▸ TASK BRIEF
Skip the pictures. Transcribe the rest of the data below without changing a word.

▸ PROVIDED MATERIAL

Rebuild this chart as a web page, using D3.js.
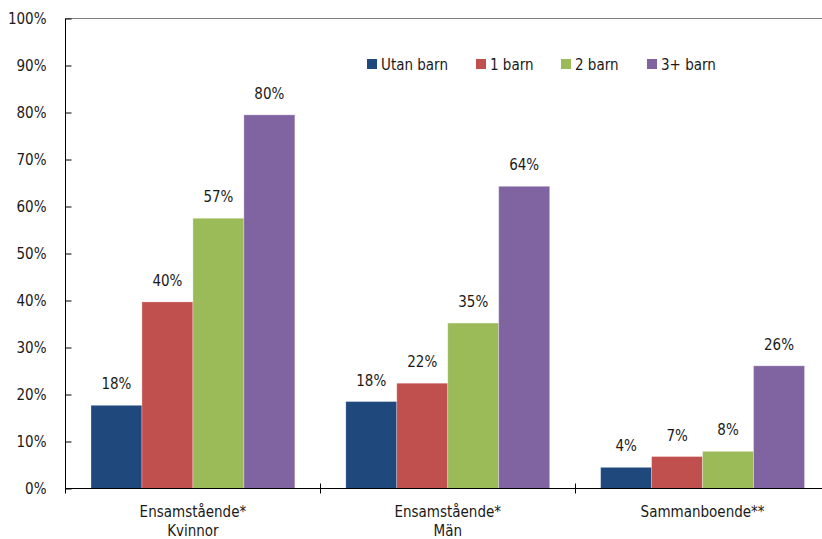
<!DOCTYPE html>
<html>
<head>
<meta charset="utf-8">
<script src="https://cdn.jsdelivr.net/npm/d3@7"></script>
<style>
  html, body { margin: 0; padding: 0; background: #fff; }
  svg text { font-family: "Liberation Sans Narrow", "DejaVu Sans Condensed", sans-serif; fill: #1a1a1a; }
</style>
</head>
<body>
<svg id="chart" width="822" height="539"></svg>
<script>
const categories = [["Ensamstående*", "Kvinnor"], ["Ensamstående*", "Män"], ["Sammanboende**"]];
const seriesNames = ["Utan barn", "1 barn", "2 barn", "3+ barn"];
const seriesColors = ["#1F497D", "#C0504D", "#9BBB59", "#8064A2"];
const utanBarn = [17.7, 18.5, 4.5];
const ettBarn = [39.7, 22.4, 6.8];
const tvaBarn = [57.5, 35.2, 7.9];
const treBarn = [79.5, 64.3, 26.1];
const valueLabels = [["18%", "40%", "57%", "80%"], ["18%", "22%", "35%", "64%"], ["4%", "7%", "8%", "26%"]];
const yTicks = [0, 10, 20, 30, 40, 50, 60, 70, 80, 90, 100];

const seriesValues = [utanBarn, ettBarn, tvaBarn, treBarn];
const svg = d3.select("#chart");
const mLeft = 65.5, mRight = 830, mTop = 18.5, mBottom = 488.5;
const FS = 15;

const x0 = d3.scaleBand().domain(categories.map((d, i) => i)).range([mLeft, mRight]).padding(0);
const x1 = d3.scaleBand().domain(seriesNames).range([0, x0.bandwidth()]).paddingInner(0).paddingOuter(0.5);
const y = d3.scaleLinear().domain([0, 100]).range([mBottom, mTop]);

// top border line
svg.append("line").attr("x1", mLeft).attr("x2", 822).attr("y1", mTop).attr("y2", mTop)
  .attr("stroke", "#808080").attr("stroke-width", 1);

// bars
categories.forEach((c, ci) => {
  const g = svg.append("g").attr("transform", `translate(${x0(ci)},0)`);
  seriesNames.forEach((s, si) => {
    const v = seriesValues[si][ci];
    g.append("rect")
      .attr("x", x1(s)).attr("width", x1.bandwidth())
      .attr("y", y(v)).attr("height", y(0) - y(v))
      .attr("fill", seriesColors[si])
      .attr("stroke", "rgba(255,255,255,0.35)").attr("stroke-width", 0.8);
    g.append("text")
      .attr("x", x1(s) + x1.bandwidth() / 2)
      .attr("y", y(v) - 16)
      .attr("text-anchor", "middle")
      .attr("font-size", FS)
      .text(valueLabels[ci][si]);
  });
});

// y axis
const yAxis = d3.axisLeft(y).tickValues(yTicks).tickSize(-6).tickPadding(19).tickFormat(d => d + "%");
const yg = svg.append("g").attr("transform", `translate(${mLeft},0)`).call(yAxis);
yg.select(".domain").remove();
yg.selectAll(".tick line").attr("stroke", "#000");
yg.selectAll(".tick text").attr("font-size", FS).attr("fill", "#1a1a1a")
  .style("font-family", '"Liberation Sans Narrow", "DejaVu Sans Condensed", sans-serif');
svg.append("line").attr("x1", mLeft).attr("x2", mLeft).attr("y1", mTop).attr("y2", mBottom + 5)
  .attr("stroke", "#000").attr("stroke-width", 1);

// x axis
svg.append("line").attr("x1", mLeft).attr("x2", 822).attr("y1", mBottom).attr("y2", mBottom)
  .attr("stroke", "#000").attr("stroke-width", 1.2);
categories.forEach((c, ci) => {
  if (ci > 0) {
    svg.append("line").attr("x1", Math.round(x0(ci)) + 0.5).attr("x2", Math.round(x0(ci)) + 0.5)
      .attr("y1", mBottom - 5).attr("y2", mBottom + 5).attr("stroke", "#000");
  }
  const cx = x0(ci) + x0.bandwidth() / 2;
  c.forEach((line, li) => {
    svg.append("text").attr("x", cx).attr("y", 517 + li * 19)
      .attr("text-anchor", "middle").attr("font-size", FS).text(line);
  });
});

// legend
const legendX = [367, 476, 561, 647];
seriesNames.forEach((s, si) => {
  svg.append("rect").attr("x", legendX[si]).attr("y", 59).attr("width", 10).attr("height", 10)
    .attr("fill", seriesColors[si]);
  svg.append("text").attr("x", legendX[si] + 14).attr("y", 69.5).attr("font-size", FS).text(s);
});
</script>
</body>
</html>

▸ SOLVED PROBLEM
Rebuild this chart as a web page, using D3.js.
<!DOCTYPE html>
<html>
<head>
<meta charset="utf-8">
<script src="https://cdn.jsdelivr.net/npm/d3@7"></script>
<style>
  html, body { margin: 0; padding: 0; background: #fff; }
  svg text { font-family: "Liberation Sans Narrow", "DejaVu Sans Condensed", sans-serif; fill: #1a1a1a; }
</style>
</head>
<body>
<svg id="chart" width="822" height="539"></svg>
<script>
const categories = [["Ensamstående*", "Kvinnor"], ["Ensamstående*", "Män"], ["Sammanboende**"]];
const seriesNames = ["Utan barn", "1 barn", "2 barn", "3+ barn"];
const seriesColors = ["#1F497D", "#C0504D", "#9BBB59", "#8064A2"];
const utanBarn = [17.7, 18.5, 4.5];
const ettBarn = [39.7, 22.4, 6.8];
const tvaBarn = [57.5, 35.2, 7.9];
const treBarn = [79.5, 64.3, 26.1];
const valueLabels = [["18%", "40%", "57%", "80%"], ["18%", "22%", "35%", "64%"], ["4%", "7%", "8%", "26%"]];
const yTicks = [0, 10, 20, 30, 40, 50, 60, 70, 80, 90, 100];

const seriesValues = [utanBarn, ettBarn, tvaBarn, treBarn];
const svg = d3.select("#chart");
const mLeft = 65.5, mRight = 830, mTop = 18.5, mBottom = 488.5;
const FS = 15;

const x0 = d3.scaleBand().domain(categories.map((d, i) => i)).range([mLeft, mRight]).padding(0);
const x1 = d3.scaleBand().domain(seriesNames).range([0, x0.bandwidth()]).paddingInner(0).paddingOuter(0.5);
const y = d3.scaleLinear().domain([0, 100]).range([mBottom, mTop]);

// top border line
svg.append("line").attr("x1", mLeft).attr("x2", 822).attr("y1", mTop).attr("y2", mTop)
  .attr("stroke", "#808080").attr("stroke-width", 1);

// bars
categories.forEach((c, ci) => {
  const g = svg.append("g").attr("transform", `translate(${x0(ci)},0)`);
  seriesNames.forEach((s, si) => {
    const v = seriesValues[si][ci];
    g.append("rect")
      .attr("x", x1(s)).attr("width", x1.bandwidth())
      .attr("y", y(v)).attr("height", y(0) - y(v))
      .attr("fill", seriesColors[si])
      .attr("stroke", "rgba(255,255,255,0.35)").attr("stroke-width", 0.8);
    g.append("text")
      .attr("x", x1(s) + x1.bandwidth() / 2)
      .attr("y", y(v) - 16)
      .attr("text-anchor", "middle")
      .attr("font-size", FS)
      .text(valueLabels[ci][si]);
  });
});

// y axis
const yAxis = d3.axisLeft(y).tickValues(yTicks).tickSize(-6).tickPadding(19).tickFormat(d => d + "%");
const yg = svg.append("g").attr("transform", `translate(${mLeft},0)`).call(yAxis);
yg.select(".domain").remove();
yg.selectAll(".tick line").attr("stroke", "#000");
yg.selectAll(".tick text").attr("font-size", FS).attr("fill", "#1a1a1a")
  .style("font-family", '"Liberation Sans Narrow", "DejaVu Sans Condensed", sans-serif');
svg.append("line").attr("x1", mLeft).attr("x2", mLeft).attr("y1", mTop).attr("y2", mBottom + 5)
  .attr("stroke", "#000").attr("stroke-width", 1);

// x axis
svg.append("line").attr("x1", mLeft).attr("x2", 822).attr("y1", mBottom).attr("y2", mBottom)
  .attr("stroke", "#000").attr("stroke-width", 1.2);
categories.forEach((c, ci) => {
  if (ci > 0) {
    svg.append("line").attr("x1", Math.round(x0(ci)) + 0.5).attr("x2", Math.round(x0(ci)) + 0.5)
      .attr("y1", mBottom - 5).attr("y2", mBottom + 5).attr("stroke", "#000");
  }
  const cx = x0(ci) + x0.bandwidth() / 2;
  c.forEach((line, li) => {
    svg.append("text").attr("x", cx).attr("y", 517 + li * 19)
      .attr("text-anchor", "middle").attr("font-size", FS).text(line);
  });
});

// legend
const legendX = [367, 476, 561, 647];
seriesNames.forEach((s, si) => {
  svg.append("rect").attr("x", legendX[si]).attr("y", 59).attr("width", 10).attr("height", 10)
    .attr("fill", seriesColors[si]);
  svg.append("text").attr("x", legendX[si] + 14).attr("y", 69.5).attr("font-size", FS).text(s);
});
</script>
</body>
</html>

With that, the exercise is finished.